Oh, how much more bitter was death of old, before the time of the death of Jesus Christ! The Saviour was not yet come, and men sighed for His coming: they waited for His promise, but they knew not when it would be fulfilled. The devil had great power upon earth; Heaven was closed to men. But after the death of the Redeemer, hell was conquered. Divine grace was given to souls, God was reconciled to men, and the Kingdom of Heaven was opened to all those who die innocent, or have expiated their sins by repentance. And if some who die in grace do not immediately enter Heaven, this only results from the faults of which they are not yet cleansed; and death merely bursts their bonds, in order that they may be free to unite themselves perfectly to God, from Whom they are far away in this land of exile.

II.

Let us, then, take heed, O Christian souls, while we are in this exile, not to look at death as a misfortune, but as the end of our pilgrimage, which is full of difficulties and dangers, and as the beginning of our eternal happiness, which we hope one day to attain through the merits of Jesus Christ. And with this thought of Heaven, let us detach ourselves as much as possible from earthly things, which may cause us to lose Heaven and give us over to eternal pains. Let us offer ourselves to God declaring that we wish to die when it pleases Him, and to accept death in the manner and at the time which He has appointed; ever praying Him that, through the merits of Jesus Christ, He will cause us to depart from this life in His grace.

O my Jesus and my Saviour, Who, to obtain for me a happy death, hast chosen for Thyself a death so painful and desolate. I abandon myself into the arms of Thy mercy.
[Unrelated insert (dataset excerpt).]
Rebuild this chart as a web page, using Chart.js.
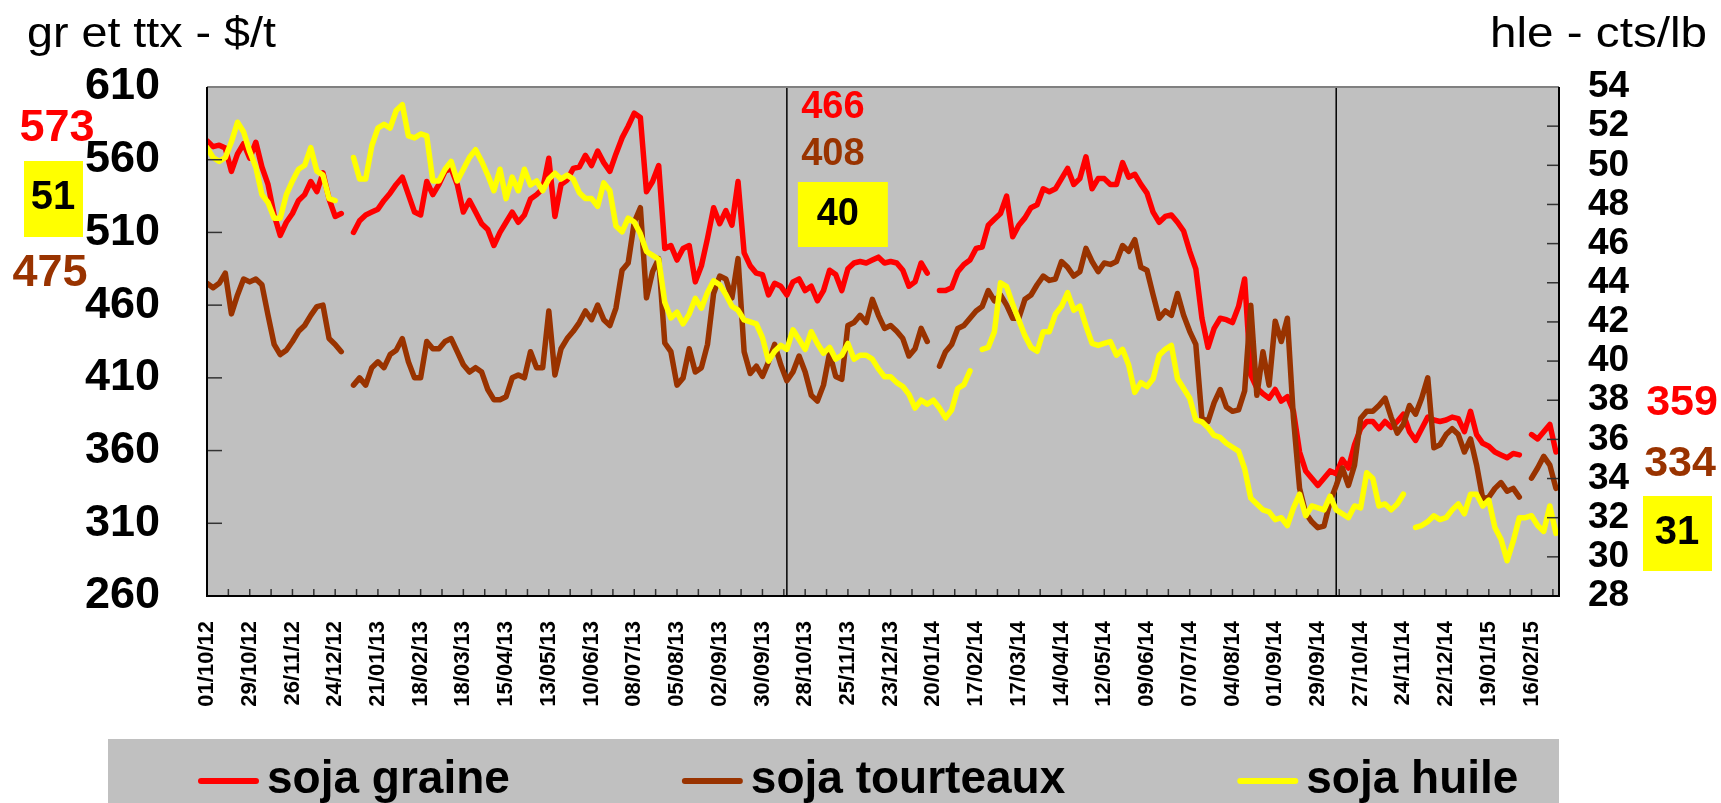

For many years past I have deserved to be in hell, for the sins I have committed against Thee, and to be separated from Thee forever. But Thou, instead of punishing me as I deserved, hast called me to repentance, and I hope that now Thou hast pardoned me; but if Thou hast not already pardoned me through my fault, pardon me now that in sorrow I ask for mercy at Thy feet. O my Jesus, I could die of grief when I think of the injuries I have offered Thee! “O Blood of the Innocent, wash away the sins of the penitent!” pardon me, and give me grace to love Thee with all my strength till death; and when I shall reach the end of my life, make me to die burning with love for Thee, that I may continue to love Thee forever. Jesus, henceforth I unite my death to Thy holy death, through which I hope to be saved. In thee, O Lord, have I hoped; let me never be confounded (Ps. xxx. 2).

O thou great Mother of God, next to Jesus thou art my hope. “In thee, O Lady, have I hoped; I shall not be confounded forever.”